Exercise prompt
Retype, with no alterations, every line between the one containing "Rebuild this chart" and the one containing "import numpy as np", counting both of those lines too. Pictures are to be left out.

[Records from a dataset]

- - - - -

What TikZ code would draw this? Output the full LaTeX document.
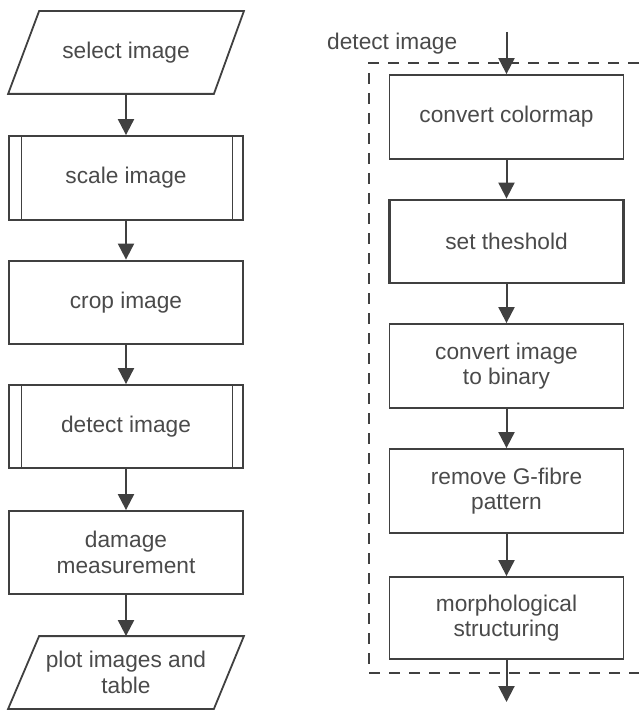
\documentclass[tikz,border=0pt]{standalone}
\usepackage{fontspec}
\setmainfont{Liberation Sans}
\usetikzlibrary{arrows.meta,calc}

\definecolor{ink}{HTML}{404040}
\definecolor{txt}{HTML}{4a4a4a}

\begin{document}
\begin{tikzpicture}[x=1pt,y=-1pt,
  base/.style={draw=ink, line width=1.8pt, text=txt, minimum width=234pt,
    minimum height=84pt, inner sep=0pt, align=center,
    font=\fontsize{22.7}{25.5}\selectfont},
  proc/.style={base},
  strongproc/.style={base, line width=2.8pt},
  subproc/.style={base},
  io/.style={base, draw=none},
  flow/.style={draw=ink, line width=2pt, -{Triangle[width=16pt,length=16pt]}},
  frame/.style={draw=ink, line width=1.7pt, dash pattern=on 11pt off 9pt},
  sideline/.style={draw=ink, line width=1.4pt},
  plain/.style={text=txt, inner sep=0pt, font=\fontsize{22.7}{25.5}\selectfont}]

\useasboundingbox (0,0) rectangle (639,719);

% left column: main procedure
\node[io, minimum height=81pt] (sel) at (126,52.5) {select image};
\draw[ink, line width=1.8pt] ($(sel.north west)+(31,0)$) -- (sel.north east)
  -- ($(sel.south east)-(30,0)$) -- (sel.south west) -- cycle;

\node[subproc] (scale) at (126,178) {scale image};
\node[strongproc, minimum height=83pt] (crop) at (126,302.5) {crop image};
\node[subproc, minimum height=83pt] (detect) at (126,426.5) {detect image};
\node[proc, minimum height=83pt] (damage) at (126,552.5) {damage\\measurement};

\node[io, minimum height=71pt] (plot) at (126,672.5) {plot images and\\table};
\draw[ink, line width=1.8pt] ($(plot.north west)+(31,0)$) -- (plot.north east)
  -- ($(plot.south east)-(30,0)$) -- (plot.south west) -- cycle;

% predefined-process side bars
\foreach \n in {scale,detect}{
  \draw[sideline] ($(\n.north west)+(13.5,0)$) -- ($(\n.south west)+(13.5,0)$);
  \draw[sideline] ($(\n.north east)-(11.5,0)$) -- ($(\n.south east)-(11.5,0)$);
}

\draw[flow] (sel) -- (scale);
\draw[flow] (scale) -- (crop);
\draw[flow] (crop) -- (detect);
\draw[flow] (detect) -- (damage);
\draw[flow] (damage) -- (plot);

% right column: detect image sub-procedure
\draw[frame] (639,63) -- (369,63) -- (369,673) -- (639,673);
\node[plain, anchor=base west] (lbl) at (327,49.5) {detect image};

\coordinate (in) at (506.5,32);
\coordinate (out) at (506.5,702);

\node[proc] (cmap) at (506.5,117) {convert colormap};
\node[strongproc, minimum height=83pt] (thr) at (506.5,241.5) {set theshold};
\node[proc] (bin) at (506.5,366) {convert image\\to binary};
\node[proc] (gfib) at (506.5,491) {remove G-fibre\\pattern};
\node[proc, minimum height=82pt] (morph) at (506.5,618) {morphological\\structuring};

\draw[flow] (in) -- (cmap);
\draw[flow] (cmap) -- (thr);
\draw[flow] (thr) -- (bin);
\draw[flow] (bin) -- (gfib);
\draw[flow] (gfib) -- (morph);
\draw[flow] (morph) -- (out);
\end{tikzpicture}
\end{document}
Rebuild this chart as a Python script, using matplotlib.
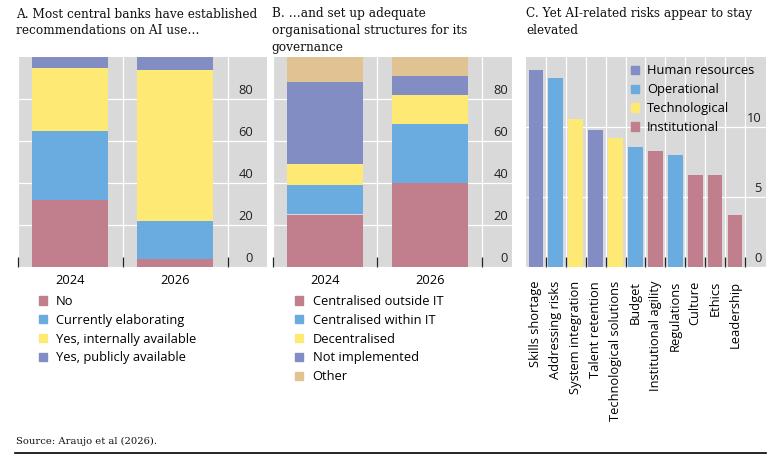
import matplotlib
matplotlib.use('Agg')
import matplotlib.pyplot as plt
from matplotlib.patches import Patch
from matplotlib.lines import Line2D
import matplotlib.transforms as mtrans
import numpy as np

# ---------------- data ----------------
a_years = ['2024', '2026']
a_no = [32, 4]
a_elab = [33, 18]
a_internal = [30, 72]
a_public = [5, 6]
a_labels = ['No', 'Currently elaborating', 'Yes, internally available',
            'Yes, publicly available']

b_years = ['2024', '2026']
b_outside = [25, 40]
b_within = [14, 28]
b_decentral = [10, 14]
b_notimpl = [39, 9]
b_other = [12, 9]
b_labels = ['Centralised outside IT', 'Centralised within IT', 'Decentralised',
            'Not implemented', 'Other']

c_risks = ['Skills shortage', 'Addressing risks', 'System integration',
           'Talent retention', 'Technological solutions', 'Budget',
           'Institutional agility', 'Regulations', 'Culture', 'Ethics',
           'Leadership']
c_values = [14.1, 13.5, 10.6, 9.8, 9.2, 8.6, 8.3, 8.0, 6.6, 6.6, 3.7]
c_groups = ['Human resources', 'Operational', 'Technological', 'Human resources',
            'Technological', 'Operational', 'Institutional', 'Operational',
            'Institutional', 'Institutional', 'Institutional']
c_group_order = ['Human resources', 'Operational', 'Technological', 'Institutional']

ab_yticks = [0, 20, 40, 60, 80]
c_yticks = [0, 5, 10]

titles = ['A. Most central banks have established\nrecommendations on AI use\u2026',
          'B. \u2026and set up adequate\norganisational structures for its\ngovernance',
          'C. Yet AI-related risks appear to stay\nelevated']
source = 'Source: Araujo et al (2026).'

# ---------------- style ----------------
PINK = '#C17F8E'
BLUE = '#6AACE0'
YELLOW = '#FFE975'
PURPLE = '#828DC4'
TAN = '#E1C292'
BG = '#D9D9D9'
SANS = 'Open Sans'
SERIF = 'DejaVu Serif'
FS = 9.3

group_colors = {'Human resources': PURPLE, 'Operational': BLUE,
                'Technological': YELLOW, 'Institutional': PINK}

W, H = 772, 463
fig = plt.figure(figsize=(W / 100, H / 100), dpi=100)


def px_axes(x0, x1, y0, y1):
    return fig.add_axes([x0 / W, 1 - y1 / H, (x1 - x0) / W, (y1 - y0) / H])


def style(ax, ncat, xmax, ymax, yticks, label_x, first_boundary, xpad, rot):
    ax.set_facecolor(BG)
    for s in ax.spines.values():
        s.set_visible(False)
    ax.set_xlim(-0.5, xmax)
    ax.set_ylim(0, ymax)
    ax.set_yticks(yticks)
    ax.tick_params(axis='y', length=0, labelleft=False, labelright=False)
    bounds = np.arange(first_boundary, ncat, 1.0)
    ax.set_xticks(bounds, minor=True)
    ax.tick_params(axis='x', which='minor', direction='in', length=7.5,
                   width=0.9, color='#222222')
    ax.tick_params(axis='x', which='major', length=0, pad=xpad,
                   labelsize=FS, labelrotation=rot)
    ax.set_axisbelow(True)
    ax.grid(axis='y', which='major', color='white', lw=0.9)
    ax.grid(axis='x', which='minor', color='white', lw=0.9)
    tr = mtrans.offset_copy(ax.transData, fig=fig, x=0, y=3.4, units='points')
    for t in yticks:
        ax.text(label_x, t, f'{t:g}', transform=tr, ha='right', va='baseline',
                fontsize=FS, family=SANS, color='#222222')


# ---------------- panel A ----------------
axA = px_axes(17.5, 266.5, 57, 267)
xa = np.arange(len(a_years))
bottom = np.zeros(len(a_years))
for vals, col, lab in zip([a_no, a_elab, a_internal, a_public],
                          [PINK, BLUE, YELLOW, PURPLE], a_labels):
    axA.bar(xa, vals, bottom=bottom, width=0.72, color=col, label=lab, zorder=3)
    bottom += np.array(vals)
axA.set_xticks(xa)
axA.set_xticklabels(a_years, family=SANS)
style(axA, len(a_years), 1.867, 100, ab_yticks, 1.74, -0.5, 5, 0)

# ---------------- panel B ----------------
axB = px_axes(272.5, 512, 57, 267)
xb = np.arange(len(b_years))
bottom = np.zeros(len(b_years))
for vals, col, lab in zip([b_outside, b_within, b_decentral, b_notimpl, b_other],
                          [PINK, BLUE, YELLOW, PURPLE, TAN], b_labels):
    axB.bar(xb, vals, bottom=bottom, width=0.72, color=col, label=lab, zorder=3)
    bottom += np.array(vals)
axB.set_xticks(xb)
axB.set_xticklabels(b_years, family=SANS)
style(axB, len(b_years), 1.781, 100, ab_yticks, 1.745, -0.5, 5, 0)

# ---------------- panel C ----------------
axC = px_axes(526, 766, 57, 267)
xc = np.arange(len(c_risks))
axC.bar(xc, c_values, width=0.74, color=[group_colors[g] for g in c_groups],
        zorder=3)
axC.set_xticks(xc)
axC.set_xticklabels(c_risks, family=SANS)
style(axC, len(c_risks), 11.555, 15, c_yticks, 11.35, 0.5, 10, 90)
for lbl in axC.get_xticklabels():
    lbl.set_ha('center')
    lbl.set_va('top')

# ---------------- legends ----------------
leg_kw = dict(frameon=False, borderpad=0, handlelength=0.62, handleheight=0.62,
              labelspacing=0.45, prop={'family': SANS, 'size': FS},
              loc='upper left', borderaxespad=0)

hA = [Patch(color=c) for c in [PINK, BLUE, YELLOW, PURPLE]]
fig.legend(hA, a_labels, bbox_to_anchor=(39 / W, 1 - 295 / H),
           handletextpad=0.7, **leg_kw)
hB = [Patch(color=c) for c in [PINK, BLUE, YELLOW, PURPLE, TAN]]
fig.legend(hB, b_labels, bbox_to_anchor=(295 / W, 1 - 295 / H),
           handletextpad=0.75, **leg_kw)
hC = [Patch(color=group_colors[g]) for g in c_group_order]
fig.legend(hC, c_group_order, bbox_to_anchor=(630.5 / W, 1 - 64.5 / H),
           handletextpad=0.65, **leg_kw)

# ---------------- titles, source, rule ----------------
for x, t in zip([16, 271.5, 526.5], titles):
    fig.text(x / W, 1 - 7.5 / H, t, ha='left', va='top', family=SERIF,
             fontsize=8.7, linespacing=1.35, color='#111111')

fig.text(16 / W, 1 - 441.5 / H, source, ha='left', va='center', family=SERIF,
         fontsize=7.2, color='#111111')
fig.add_artist(Line2D([15 / W, 766 / W], [1 - 452.7 / H, 1 - 452.7 / H],
                      transform=fig.transFigure, color='black', lw=1.2))

fig.savefig('out.png', dpi=100)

- - - - -

Answer to the exercise
Rebuild this chart as a Python script, using matplotlib.
import matplotlib
matplotlib.use('Agg')
import matplotlib.pyplot as plt
from matplotlib.patches import Patch
from matplotlib.lines import Line2D
import matplotlib.transforms as mtrans
import numpy as np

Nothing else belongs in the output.